Jaripo’s immigrants, and their American children, return to occupy these houses in December and January. The last week of every January, they throw themselves one of the best parties in Mexico, with fireworks, dances, bands in the town plaza and nightly pilgrimages to church.

Jaripo fills up. As it does, a subtle social competition becomes apparent. The houses get more elaborate every year. “It’s the most common thing we see in these villages,” says Gustavo Lopez Castro, a professor at the Colegio de Michoacan in the city of Zamora nearby, who has studied Michoacan immigration for 12 years. “The first investment is in the house in the village. They have to demonstrate that they’ve had success.”

But success also is reflected in the shiny cars and trucks, from which powerful stereos blast as they roll into town for the party. Some people even cart in sleek motorcycles that are virtually useless on Jaripo’s bumpy, narrow streets. Women come to the plaza each night in elegant evening gowns. Teenagers bring their best Nike gear and Starters jackets. Young couples return to get married, in weddings that cost thousands of dollars.

Advertisement

For most families, the return represents a year of hard work and sacrifice in the United States. Often, an entire year’s savings is spent in a month. No one wants to come home a miser. Omar Fonseca, a sociologist who co-wrote a book on Jaripo, remembers one farm-worker family who would not come home if they didn’t have at least $3,000 to spend. This same family, Fonseca says, would pull the children out of school in order to work the fields and make the nut for the trip every January. Thus, some Jaripeno youths are second-generation field workers in Stockton. Many others have avoided the fields, but have not gone to college.

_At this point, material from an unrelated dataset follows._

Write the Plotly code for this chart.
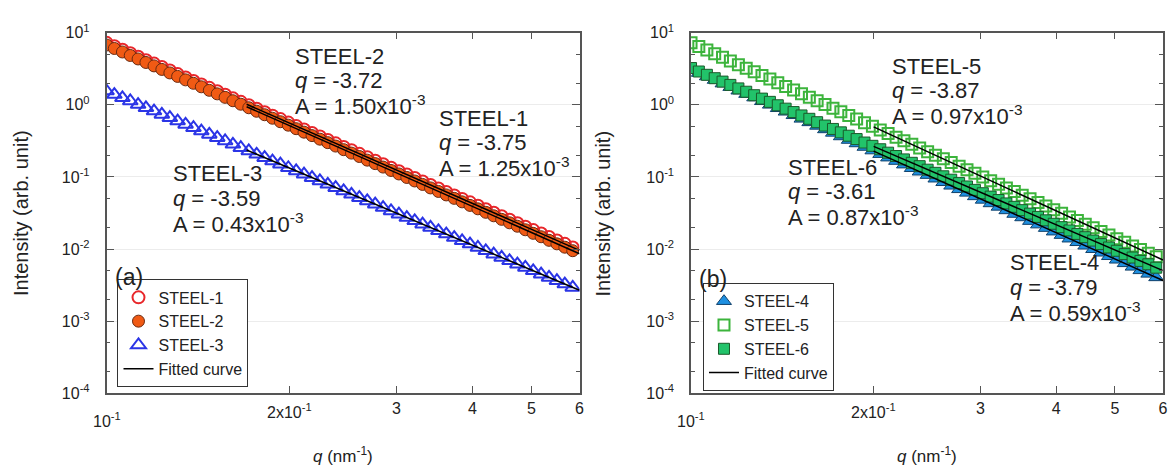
import plotly.graph_objects as go

# ---------------- data ----------------
q = [0.1000, 0.1030, 0.1062, 0.1094, 0.1127, 0.1161, 0.1197, 0.1233, 0.1271, 0.1309,
     0.1349, 0.1390, 0.1432, 0.1476, 0.1521, 0.1567, 0.1614, 0.1663, 0.1714, 0.1766,
     0.1820, 0.1875, 0.1932, 0.1991, 0.2051, 0.2113, 0.2178, 0.2244, 0.2312, 0.2382,
     0.2455, 0.2529, 0.2606, 0.2685, 0.2767, 0.2851, 0.2938, 0.3027, 0.3119, 0.3214,
     0.3311, 0.3412, 0.3516, 0.3622, 0.3733, 0.3846, 0.3963, 0.4083, 0.4207, 0.4335,
     0.4467, 0.4603, 0.4742, 0.4887, 0.5035, 0.5188, 0.5346, 0.5508, 0.5675, 0.5848]

steel1 = [7.24, 6.49, 5.80, 5.20, 4.65, 4.16, 3.73, 3.34, 2.99, 2.67,
          2.39, 2.14, 1.92, 1.72, 1.54, 1.38, 1.23, 1.10, 0.987, 0.883,
          0.791, 0.708, 0.634, 0.567, 0.508, 0.454, 0.407, 0.364, 0.326, 0.292,
          0.261, 0.234, 0.209, 0.187, 0.168, 0.150, 0.134, 0.120, 0.108, 0.0964,
          0.0863, 0.0772, 0.0692, 0.0619, 0.0554, 0.0496, 0.0444, 0.0398, 0.0356, 0.0319,
          0.0285, 0.0255, 0.0228, 0.0204, 0.0183, 0.0164, 0.0147, 0.0131, 0.0118, 0.0105]

steel2 = [6.76, 6.05, 5.41, 4.84, 4.33, 3.87, 3.47, 3.10, 2.77, 2.48,
          2.22, 1.99, 1.78, 1.59, 1.42, 1.27, 1.14, 1.02, 0.911, 0.815,
          0.729, 0.652, 0.583, 0.522, 0.467, 0.418, 0.374, 0.334, 0.299, 0.268,
          0.239, 0.214, 0.192, 0.171, 0.153, 0.137, 0.123, 0.110, 0.0983, 0.0879,
          0.0787, 0.0704, 0.0629, 0.0563, 0.0504, 0.0451, 0.0403, 0.0361, 0.0323, 0.0289,
          0.0258, 0.0231, 0.0207, 0.0185, 0.0165, 0.0148, 0.0132, 0.0118, 0.0106, 0.00948]

steel3 = [1.55, 1.39, 1.25, 1.13, 1.01, 0.910, 0.819, 0.736, 0.662, 0.595,
          0.535, 0.481, 0.433, 0.389, 0.350, 0.315, 0.283, 0.254, 0.229, 0.206,
          0.185, 0.166, 0.150, 0.134, 0.121, 0.109, 0.0977, 0.0879, 0.0790, 0.0710,
          0.0639, 0.0574, 0.0516, 0.0465, 0.0418, 0.0376, 0.0338, 0.0304, 0.0273, 0.0246,
          0.0221, 0.0199, 0.0179, 0.0161, 0.0144, 0.0130, 0.0117, 0.0105, 0.00944, 0.00848,
          0.00763, 0.00686, 0.00617, 0.00555, 0.00499, 0.00448, 0.00403, 0.00363, 0.00326, 0.00293]

steel4 = [3.09, 2.76, 2.47, 2.21, 1.97, 1.76, 1.57, 1.41, 1.26, 1.12,
          1.00, 0.896, 0.801, 0.716, 0.639, 0.571, 0.510, 0.456, 0.408, 0.364,
          0.325, 0.291, 0.260, 0.232, 0.207, 0.185, 0.166, 0.148, 0.132, 0.118,
          0.106, 0.0944, 0.0843, 0.0753, 0.0673, 0.0601, 0.0537, 0.0480, 0.0429, 0.0384,
          0.0343, 0.0306, 0.0274, 0.0244, 0.0218, 0.0195, 0.0174, 0.0156, 0.0139, 0.0124,
          0.0111, 0.00993, 0.00887, 0.00793, 0.00709, 0.00633, 0.00566, 0.00506, 0.00452, 0.00404]

steel5 = [7.24, 6.45, 5.75, 5.12, 4.56, 4.06, 3.61, 3.22, 2.87, 2.55,
          2.28, 2.03, 1.80, 1.61, 1.43, 1.27, 1.14, 1.01, 0.900, 0.802,
          0.714, 0.636, 0.566, 0.504, 0.449, 0.400, 0.356, 0.317, 0.283, 0.252,
          0.224, 0.200, 0.178, 0.158, 0.141, 0.126, 0.112, 0.0997, 0.0887, 0.0790,
          0.0704, 0.0627, 0.0558, 0.0497, 0.0443, 0.0394, 0.0351, 0.0313, 0.0279, 0.0248,
          0.0221, 0.0197, 0.0175, 0.0156, 0.0139, 0.0124, 0.0110, 0.00982, 0.00875, 0.00779]

steel6 = [3.24, 2.90, 2.61, 2.34, 2.10, 1.89, 1.69, 1.52, 1.36, 1.22,
          1.10, 0.986, 0.885, 0.794, 0.713, 0.640, 0.574, 0.516, 0.463, 0.415,
          0.373, 0.335, 0.300, 0.270, 0.242, 0.217, 0.195, 0.175, 0.157, 0.141,
          0.126, 0.114, 0.102, 0.0915, 0.0821, 0.0737, 0.0661, 0.0594, 0.0533, 0.0478,
          0.0429, 0.0385, 0.0346, 0.0310, 0.0279, 0.0250, 0.0224, 0.0201, 0.0181, 0.0162,
          0.0146, 0.0131, 0.0117, 0.0105, 0.00946, 0.00849, 0.00762, 0.00684, 0.00614, 0.00551]

# fitted curves (end points, straight lines in log-log)
fit_q_a = [0.17, 0.60]
fit1 = [1.02, 0.00957]
fit2 = [0.940, 0.00861]
fit3 = [0.236, 0.00268]
fit_q_b = [0.20, 0.60]
fit4 = [0.228, 0.00366]
fit5 = [0.495, 0.00705]
fit6 = [0.265, 0.00502]

y_tickvals = [1e-4, 1e-3, 1e-2, 1e-1, 1e0, 1e1]
y_ticktext = ["10<sup>-4</sup>", "10<sup>-3</sup>", "10<sup>-2</sup>",
              "10<sup>-1</sup>", "10<sup>0</sup>", "10<sup>1</sup>"]
x_tickvals = [0.1, 0.2, 0.3, 0.4, 0.5, 0.6]
x_ticktext = ["", "", "3", "4", "5", "6"]

labels_a = [
    ("STEEL-2", "-3.72", "1.50"),
    ("STEEL-1", "-3.75", "1.25"),
    ("STEEL-3", "-3.59", "0.43"),
]
labels_b = [
    ("STEEL-5", "-3.87", "0.97"),
    ("STEEL-6", "-3.61", "0.87"),
    ("STEEL-4", "-3.79", "0.59"),
]

# ---------------- figure ----------------
W, H = 1174, 475
FONT = "Liberation Sans, Arial, Helvetica, sans-serif"
TXT = "#222"

def px_x(x):
    return x / W

def px_y(y):
    return 1 - y / H

fig = go.Figure()

def add_data(x, y, name, xa, ya, legend, symbol, fill, line_color, size):
    fig.add_trace(go.Scatter(
        x=x, y=y, name=name, mode="markers", xaxis=xa, yaxis=ya, legend=legend,
        marker=dict(symbol=symbol, size=size,
                    color=fill if fill else "rgba(255,255,255,0)",
                    line=dict(color=line_color, width=2.0 if not fill else 1.0)),
    ))

# panel (a)
add_data(q, steel1, "STEEL-1", "x", "y", "legend", "circle", None, "#e8262a", 12)
add_data(q, steel2, "STEEL-2", "x", "y", "legend", "circle", "#f05a14", "#6b2a10", 12)
add_data(q, steel3, "STEEL-3", "x", "y", "legend", "triangle-up", None, "#2b35e6", 13)
for i, fy in enumerate([fit1, fit2, fit3]):
    fig.add_trace(go.Scatter(x=fit_q_a, y=fy, mode="lines", name="Fitted curve",
                             xaxis="x", yaxis="y", legend="legend",
                             showlegend=(i == 0),
                             line=dict(color="black", width=1.5)))

# panel (b)
add_data(q, steel4, "STEEL-4", "x2", "y2", "legend2", "triangle-up", "#1e8fe0", "#10406a", 13)
add_data(q, steel5, "STEEL-5", "x2", "y2", "legend2", "square", None, "#3cb43c", 11)
add_data(q, steel6, "STEEL-6", "x2", "y2", "legend2", "square", "#22c36a", "#1a5a2a", 11)
for i, fy in enumerate([fit4, fit5, fit6]):
    fig.add_trace(go.Scatter(x=fit_q_b, y=fy, mode="lines", name="Fitted curve",
                             xaxis="x2", yaxis="y2", legend="legend2",
                             showlegend=(i == 0),
                             line=dict(color="black", width=1.5)))

axis_common = dict(
    showline=True, linecolor="#555", linewidth=1.5, mirror="allticks",
    ticks="inside", tickcolor="#555", tickwidth=1.2,
    tickfont=dict(family=FONT, size=16, color=TXT),
    zeroline=False,
)

xdom_a = [px_x(107), px_x(582)]
xdom_b = [px_x(694), px_x(1168)]
ydom = [px_y(399), px_y(22.7)]

xaxis_common = dict(axis_common, type="log", range=[-1, -0.2218],
                    tickvals=x_tickvals, ticktext=x_ticktext, ticklen=7,
                    showgrid=False)
yaxis_common = dict(axis_common, type="log", range=[-4, 1],
                    tickvals=y_tickvals, ticktext=y_ticktext, ticklen=8,
                    showgrid=True, gridcolor="#ececec", gridwidth=1,
                    ticklabelstandoff=12,
                    minor=dict(ticks="inside", ticklen=4, tickcolor="#555",
                               tickwidth=1, showgrid=False))

legend_common = dict(xanchor="left", yanchor="bottom",
                     bordercolor="#333", borderwidth=1, bgcolor="white",
                     font=dict(family=FONT, size=16, color=TXT),
                     tracegroupgap=0, itemwidth=30)

fig.update_layout(
    width=W, height=H,
    margin=dict(l=0, r=0, t=0, b=0),
    paper_bgcolor="white", plot_bgcolor="white",
    font=dict(family=FONT, color=TXT),
    xaxis=dict(xaxis_common, domain=xdom_a, anchor="y"),
    yaxis=dict(yaxis_common, domain=ydom, anchor="x"),
    xaxis2=dict(xaxis_common, domain=xdom_b, anchor="y2"),
    yaxis2=dict(yaxis_common, domain=ydom, anchor="x2"),
    legend=dict(legend_common, x=px_x(118), y=px_y(393)),
    legend2=dict(legend_common, x=px_x(706), y=px_y(397)),
    showlegend=True,
)

ann = []

def add_text(x, y, text, size, xanchor="left", angle=0):
    ann.append(dict(x=px_x(x), y=px_y(y), xref="paper", yref="paper",
                    xanchor=xanchor, yanchor="middle", text=text, showarrow=False,
                    textangle=angle, font=dict(family=FONT, size=size, color=TXT)))

def text_block(x, y0, lab):
    name, qv, av = lab
    lines = [name, "<i>q</i> = " + qv, "A = " + av + "x10<sup>-3</sup>"]
    for j, t in enumerate(lines):
        add_text(x, y0 + 25.5 * j, t, 22)

pos_a = [(294, 47), (439, 112), (172, 170)]
pos_b = [(894, 58), (789, 163), (1012, 263)]
for p, lab in zip(pos_a, labels_a):
    text_block(p[0], p[1], lab)
for p, lab in zip(pos_b, labels_b):
    text_block(p[0], p[1], lab)

# panel letters
add_text(113, 278, "(a)", 23)
add_text(700, 280, "(b)", 23)

# x tick labels with exponents
for x0 in (107, 694):
    add_text(x0, 427, "10<sup>-1</sup>", 16, "center")
    add_text(x0 + 183.6, 418, "2x10<sup>-1</sup>", 16, "center")

# axis titles
for xc in (344.5, 931):
    add_text(xc, 463, "<i>q</i> (nm<sup>-1</sup>)", 17, "center")
for xc in (21, 606):
    add_text(xc, 211, "Intensity (arb. unit)", 20, "center", -90)

fig.update_layout(annotations=ann)

fig.write_html("out.html", config={"displayModeBar": False},
               post_script="document.body.style.margin='0px';")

The immigrants’ return also affects Jaripo. Many townspeople faintly resent their returning brethren. “Some of them come back with rented suits, so they can show off to those of us who don’t leave,” says one local businessman. They complain also that the children return from the United States disrespectful and brash. And while the town does continue on, its sole reason for existence seems more and more to be simply that of a stage for the January party.

The children who have yet to journey north see the returning immigrants wearing fancy clothes and tennis shoes and driving trucks with state-of-the-art stereos; they see houses going up; they see money flashed about. They hear stories about the United States--and they can’t wait to leave.

Enrique Anguiano, a teacher at the local elementary school, says “the students see school as a day-care center. They aren’t much interested in school. They pass time here until they grow up so they can go to the United States. This is their idea: leave for the U.S., work and buy a truck and return with some good clothes and money.”

Since Jaripo’s first emigrants are reaching retirement age, they soon will have the opportunity to act on their dream of returning home to a nice house, a quiet Mexican village and a dollar-dominated pension. Yet, their dream may, imperceptibly, have changed just as they are able, for the first time, to make a home of the house they labored so hard to build. Years of living in the United States have likely made Mexico more appealing to them as a tourist destination rather than as a final resting place. They may be hard-pressed to leave their grandchildren in the states.

And Jaripo will likely remain a town of extravagant ghost houses.